In October 2018, the International Energy Agency published a report on the future of the petrochemicals industry, arguing that it was a Cinderella in the global energy futures conversation.
The document was a deliberate attempt on the part of the agency to shine a light into what had become a “blind spot” and barely mentioned by policymakers and politicians pronouncing on the need to phase out fossil fuels production in favour of green energy.
Basically they fall silent when it comes to petrochem substitution. They appear ignorant of its deep importance to modern society.
Nor do they seem aware that petrochem is becoming the largest driver of global demand for oil and gas.
Demand is expected to leap 40% by 2030 and nearly double by 2050. This presents a massive challenge to wholesale energy transition as the production and use of petrochemicals are a major source of pollution.
Finding credible feedstock substitutes including bio is proving tough. In the case of bio, the linchpin issue is the sheer scale of the farming effort and therefore resultant competition for land use.
Carbon fibre and graphene are touted as possible replacements for a suite of products, but will require dramatic upscaling from current production levels.
According to GOPC – Gulf Petrochemicals and Chemicals Association – the petrochemicals star is rising; not setting.
It forecasts that the next 20 years may see the chemicals industry rise to greater prominence than ever as decarbonisation reshapes the oil market.
In the transport sector alone, GOPC expects the energy transition to displace 7.5million barrels of liquids per day, that overall demand is likely to plateau soon then fall by 2040.
Transport, already undergoing major energy usage upheavals is expected to carry on shifting away from oil to cleaner energy sources.
However, GOPC says that demand for petrochemicals feedstocks is currently growing four times faster than global oil demand measured between 2019 and 2030.
As a result, feedstocks production will effectively become the dominant driver of oil demand post 2030.
Leaving aside the political machine, one wonders how clued-up NGOs are. For example, whether the Just Stop Oil has any idea of the scale of the petrochemicals industry and the challenges facing companies trying to find credible substitutes to oil (and gas).
Personally, I rather doubt it. And if that is the case, then they will also be unaware of the growing effort being made to identify ways of recycling everyday materials that threaten to overwhelm us all.
Chemicals recycling is attracting the most significant interest. An array of technologies have been developed to break down hard-to-recycle polymers into new forms of plastic or high-quality feedstock, using depolymerisation; pyrolysis; or super-heating to produce syngas.

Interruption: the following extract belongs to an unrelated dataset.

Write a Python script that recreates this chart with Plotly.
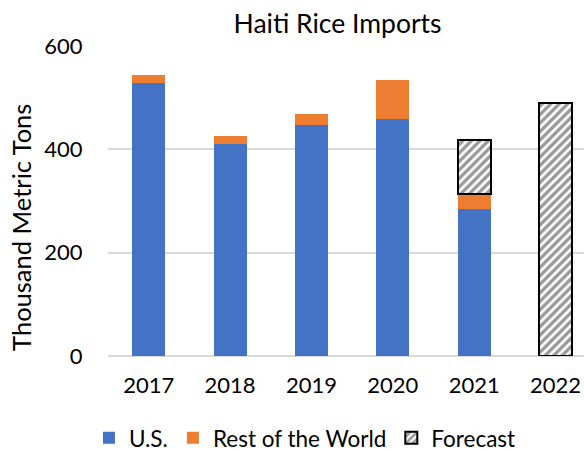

Plastic-to-plastic (P2P) and plastic-to-feedstock (P2F) recycling opens the door to make more polymer types economically recyclable. It’s not impossible that chemical recycling could double the level of plastic packaging that is recycled (which currently sits at around 20%).
And, very recently, wind turbine manufacturer Vestas via the CETEC initiative has had found a way to reverse engineer redundant wind turbine blades, potentially right back to their original materials components.
Global demand for plastic applications is growing and forecast to reach nearly 600 million tonnes by 2040 – nearly double the current level.
But new analysis on Phasing out Plastics from the global affairs think tank ODI finds that the world could halve plastics consumption by 2050, recycle 75% of the plastic that remains and increase the amount of plastic produced without fossil fuels – cutting plastics emissions from 1,984million tonnes of CO2 equivalent in 2015 to 790Mt CO2e in 2050.
ODI’s analysis examines the phasing out of plastics across key manufacturing sectors, highlighting opportunities for industry to spearhead efforts to build back greener.
It finds that plastic consumption could be reduced by more than 95% in the construction sector, 78% in the packaging sector, 57% in the electronics sector and 17% in the automotive sector.
Excellent?
Problem is that means, like squeezing a squishy balloon, the pressure will simply shift, so leading to a different set of problems.